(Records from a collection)
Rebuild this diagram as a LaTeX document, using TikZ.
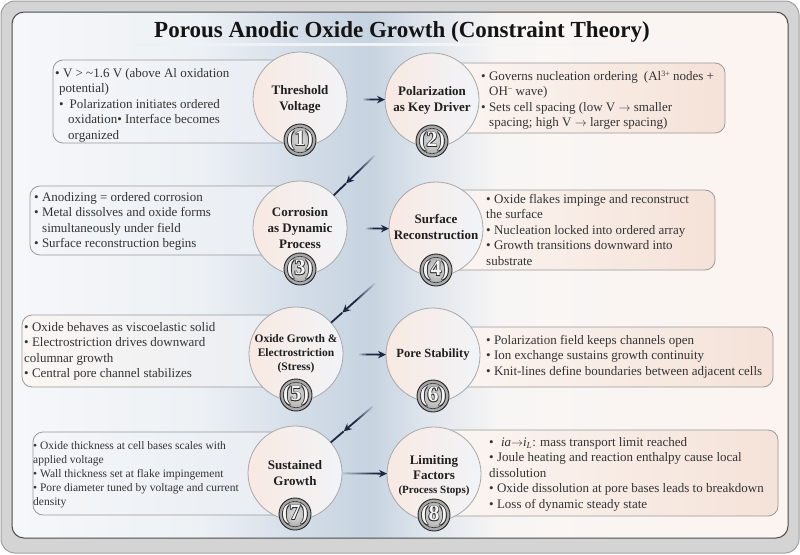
\documentclass[tikz,border=0pt]{standalone}
\usepackage{fontspec}
\setmainfont{Liberation Serif}
\usetikzlibrary{arrows.meta,calc}
\definecolor{navy}{HTML}{1C2743}
\definecolor{bandblue}{HTML}{C2CFDD}
\definecolor{txt}{HTML}{333333}
\definecolor{bgA}{HTML}{F6F7F9}
\definecolor{bgB}{HTML}{EDF1F5}
\definecolor{bgC}{HTML}{D3DDE8}
\definecolor{bgD}{HTML}{C6D3E0}
\definecolor{bgE}{HTML}{DDE4EC}
\definecolor{bgF}{HTML}{F8F6F5}
\definecolor{bgG}{HTML}{FCF4F0}
\definecolor{circL}{HTML}{F8E9E2}
\definecolor{circR}{HTML}{F1F4F8}
\definecolor{circbord}{HTML}{A8A8A8}
\definecolor{panbord}{HTML}{9A9A9A}
\definecolor{plA}{HTML}{F4F6F9}
\definecolor{plB}{HTML}{E8EDF3}
\definecolor{prA}{HTML}{FBF6F3}
\definecolor{prB}{HTML}{F5E2D8}
\definecolor{frameOut}{HTML}{D4D4D4}
\newcommand{\bnum}[1]{%
  \rlap{\kern0.7pt\raisebox{-0.7pt}{\color{gray!25!black}(#1)}}%
  \rlap{\kern-0.6pt\raisebox{0.6pt}{\color{gray!35!black}(#1)}}%
  \rlap{\kern0.7pt\raisebox{0.6pt}{\color{gray!35!black}(#1)}}%
  \rlap{\kern-0.6pt\raisebox{-0.7pt}{\color{gray!35!black}(#1)}}%
  {\color{white!92!gray}(#1)}}
\newcommand{\fadearrow}[4]{%
  \foreach \k in {0,...,9}{%
    \pgfmathsetmacro{\fadeA}{\k/10}%
    \pgfmathsetmacro{\fadeB}{(\k+1)/10}%
    \pgfmathtruncatemacro{\fadePc}{10+\k*9}%
    \draw[arrowbody, draw=navy!\fadePc!bandblue] ($(#1)!\fadeA!(#2)$) -- ($(#1)!\fadeB!(#2)$);
  }%
  \draw[headline] (#2) -- (#3);
  \draw[arrowbody, draw=navy] (#3) -- (#4);
}
\tikzset{
  bigcirc/.style={circle, minimum size=94pt, inner sep=0pt, draw=circbord, line width=0.8pt, left color=circL, right color=circR},
  clabel/.style={align=center, font=\fontsize{13}{16}\selectfont\bfseries, text=black!88, inner sep=0pt},
  panelL/.style={rounded corners=10pt, draw=panbord, line width=0.8pt, left color=plA, right color=plB},
  panelR/.style={rounded corners=10pt, draw=panbord, line width=0.8pt, left color=prA, right color=prB},
  ptext/.style={anchor=north west, align=left, inner sep=0pt, text=txt, font=\fontsize{13}{15.5}\selectfont},
  badge/.style={circle, minimum size=32pt, inner sep=0pt, draw=gray!30!black, line width=0.9pt, inner color=gray!25, outer color=gray!72},
  numtxt/.style={font=\fontsize{22}{22}\selectfont\bfseries, inner sep=0pt},
  arrowbody/.style={line width=1.8pt},
  headline/.style={draw=navy, line width=1.8pt, -{Stealth[length=8pt,width=7.5pt]}}
}
\begin{document}
\begin{tikzpicture}[x=1pt,y=-1pt]
\useasboundingbox (0,0) rectangle (800,554);
% frame
\draw[rounded corners=14pt, draw=gray!75, line width=1pt, fill=frameOut] (1,1) rectangle (799,553);
\begin{scope}
  \clip[rounded corners=12pt] (12,12) rectangle (788,538);
  \shade[left color=bgA, right color=bgB] (11,11) rectangle (201,539);
  \shade[left color=bgB, right color=bgC] (200,11) rectangle (301,539);
  \shade[left color=bgC, right color=bgD] (300,11) rectangle (371,539);
  \shade[left color=bgD, right color=bgE] (370,11) rectangle (421,539);
  \shade[left color=bgE, right color=bgF] (420,11) rectangle (501,539);
  \shade[left color=bgF, right color=bgG] (500,11) rectangle (789,539);
\end{scope}
\draw[rounded corners=12pt, draw=gray!60!black, line width=1pt] (12,12) rectangle (788,538);
% title
\node[anchor=base, font=\fontsize{23}{26}\selectfont\bfseries, text=black!92, inner sep=0pt] (title) at (402,37) {Porous Anodic Oxide Growth (Constraint Theory)};
\shade[left color=bgB, middle color=gray!55, right color=bgF] (135,43.5) rectangle (688,45.5);
% panels
\path[panelL] (53,60) rectangle (300,143);
\path[panelR] (432,63) rectangle (725,133);
\path[panelL] (30,186) rectangle (300,255);
\path[panelR] (436,190) rectangle (715,270);
\path[panelL, left color=prA] (22,315) rectangle (296,387);
\path[panelR] (433,327) rectangle (773,387);
\path[panelL] (33,432) rectangle (295,515);
\path[panelR] (434,430) rectangle (778,516);
% panel texts
\node[ptext] (x1) at (55,66.2) {\strut• V > \textasciitilde1.6 V (above Al oxidation\\
\hspace{4pt}potential)\\
\hspace{4pt}•\hspace{6pt}Polarization initiates ordered\\
\hspace{13pt}oxidation• Interface becomes\\
\hspace{13pt}organized};
\node[ptext] (x2) at (481,69.2) {\strut• Governs nucleation ordering\hspace{3pt} (Al{\fontsize{8}{8}\selectfont\raisebox{4pt}{3+}} nodes +\\
\hspace{8pt}OH{\fontsize{8}{8}\selectfont\raisebox{4pt}{−}} wave)\\
• Sets cell spacing (low V $\rightarrow$ smaller\\
\hspace{8pt}spacing; high V $\rightarrow$ larger spacing)};
\node[ptext] (x3) at (34,190.2) {\strut• Anodizing = ordered corrosion\\
• Metal dissolves and oxide forms\\
\hspace{8pt}simultaneously under field\\
• Surface reconstruction begins};
\node[ptext] (x4) at (486,192.2) {\strut• Oxide flakes impinge and reconstruct\\
the surface\\
• Nucleation locked into ordered array\\
• Growth transitions downward into\\
substrate};
\node[ptext] (x5) at (24,320.2) {\strut• Oxide behaves as viscoelastic solid\\
• Electrostriction drives downward\\
columnar growth\\
• Central pore channel stabilizes};
\node[ptext] (x6) at (486,333.2) {\strut• Polarization field keeps channels open\\
• Ion exchange sustains growth continuity\\
• Knit-lines define boundaries between adjacent cells};
\node[ptext, font=\fontsize{11.5}{14}\selectfont] (x7) at (33,439.2) {\strut• Oxide thickness at cell bases scales with\\
applied voltage\\
• Wall thickness set at flake impingement\\
• Pore diameter tuned by voltage and current\\
density};
\node[ptext] (x8) at (489,435.2) {\strut•\hspace{4pt} \textit{ia}$\rightarrow$\textit{i}\textsubscript{\textit{L}}: mass transport limit reached\\
• Joule heating and reaction enthalpy cause local\\
dissolution\\
• Oxide dissolution at pore bases leads to breakdown\\
• Loss of dynamic steady state};
% circles
\node[bigcirc] (c1) at (300,99) {};
\node[bigcirc] (c2) at (432,100) {};
\node[bigcirc] (c3) at (300,228) {};
\node[bigcirc] (c4) at (436,229) {};
\node[bigcirc] (c5) at (296,354) {};
\node[bigcirc] (c6) at (433,355) {};
\node[bigcirc] (c7) at (295,473) {};
\node[bigcirc] (c8) at (434,474) {};
\node[clabel] (t1) at (c1) {Threshold\\Voltage};
\node[clabel] (t2) at (c2) {Polarization\\as Key Driver};
\node[clabel] (t3) at (c3) {Corrosion\\as Dynamic\\Process};
\node[clabel] (t4) at (436,227) {Surface\\Reconstruction};
\node[clabel, font=\fontsize{11.5}{14}\selectfont\bfseries] (t5) at (c5) {Oxide Growth \&\\Electrostriction\\(Stress)};
\node[clabel, font=\fontsize{12.5}{15}\selectfont\bfseries] (t6) at (c6) {Pore Stability};
\node[clabel] (t7) at (c7) {Sustained\\Growth};
\node[clabel, align=center, font=\fontsize{13}{14.5}\selectfont\bfseries] (t8) at (434,476) {Limiting\\Factors\\{\fontsize{11}{14.5}\selectfont(Process Stops)}};
% badges
\foreach \n in {1,...,8}{
  \node[badge] (b\n) at ($(c\n)+(0,41)$) {};
  \draw[gray!40!black, line width=0.6pt] (b\n) circle (12.8pt);
  \node[numtxt] (n\n) at ($(b\n)+(0,0.5)$) {\bnum{\n}};
}
% horizontal arrows
\coordinate (h1s) at ($(c1)!63pt!(c2)$);
\coordinate (h1m) at ($(c1)!70pt!(c2)$);
\coordinate (h1t) at ($(c2)!47pt!(c1)$);
\fadearrow{h1s}{h1m}{h1t}{h1t}
\coordinate (h2s) at ($(c3)!66pt!(c4)$);
\coordinate (h2m) at ($(c3)!73pt!(c4)$);
\coordinate (h2t) at ($(c4)!47pt!(c3)$);
\fadearrow{h2s}{h2m}{h2t}{h2t}
\coordinate (h3s) at ($(c5)!63pt!(c6)$);
\coordinate (h3m) at ($(c5)!71pt!(c6)$);
\coordinate (h3t) at ($(c6)!47pt!(c5)$);
\fadearrow{h3s}{h3m}{h3t}{h3t}
\coordinate (h4s) at ($(c7)!48pt!(c8)$);
\coordinate (h4m) at ($(c7)!78pt!(c8)$);
\coordinate (h4t) at ($(c8)!47pt!(c7)$);
\fadearrow{h4s}{h4m}{h4t}{h4t}
% diagonal arrows
\coordinate (d1s) at ($(c2)!80pt!(c3)$);
\coordinate (d1t) at ($(c3)!64pt!(c2)$);
\coordinate (d1m) at ($(d1s)!0.55!(d1t)$);
\coordinate (d1e) at ($(c3)!47pt!(c2)$);
\fadearrow{d1s}{d1m}{d1t}{d1e}
\coordinate (d2s) at ($(c4)!82pt!(c5)$);
\coordinate (d2t) at ($(c5)!62pt!(c4)$);
\coordinate (d2m) at ($(d2s)!0.55!(d2t)$);
\coordinate (d2e) at ($(c5)!47pt!(c4)$);
\fadearrow{d2s}{d2m}{d2t}{d2e}
\coordinate (d3s) at ($(c6)!79pt!(c7)$);
\coordinate (d3t) at ($(c7)!64pt!(c6)$);
\coordinate (d3m) at ($(d3s)!0.55!(d3t)$);
\coordinate (d3e) at ($(c7)!47pt!(c6)$);
\fadearrow{d3s}{d3m}{d3t}{d3e}
\end{tikzpicture}
\end{document}
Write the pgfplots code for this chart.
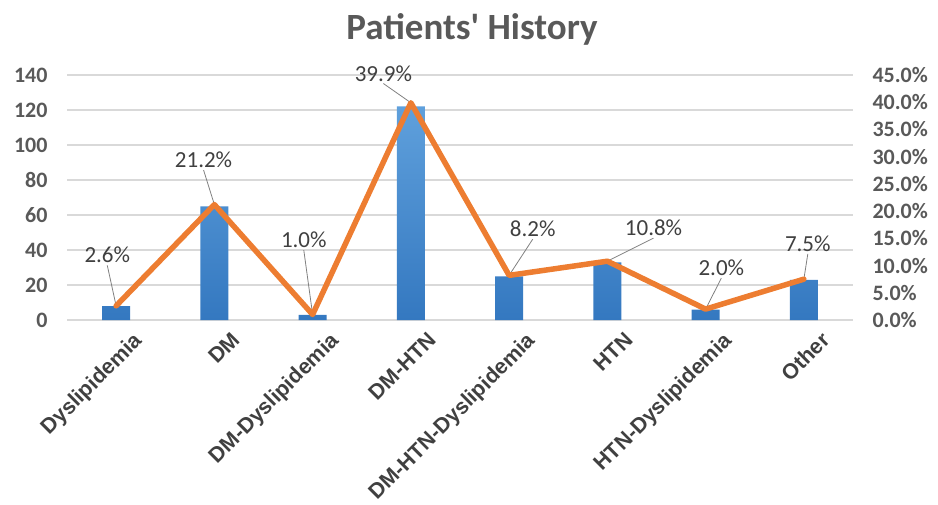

- What to produce
Count every line in the preceding entries where the string "this" appears, then state only the total.

- Solved exercise
2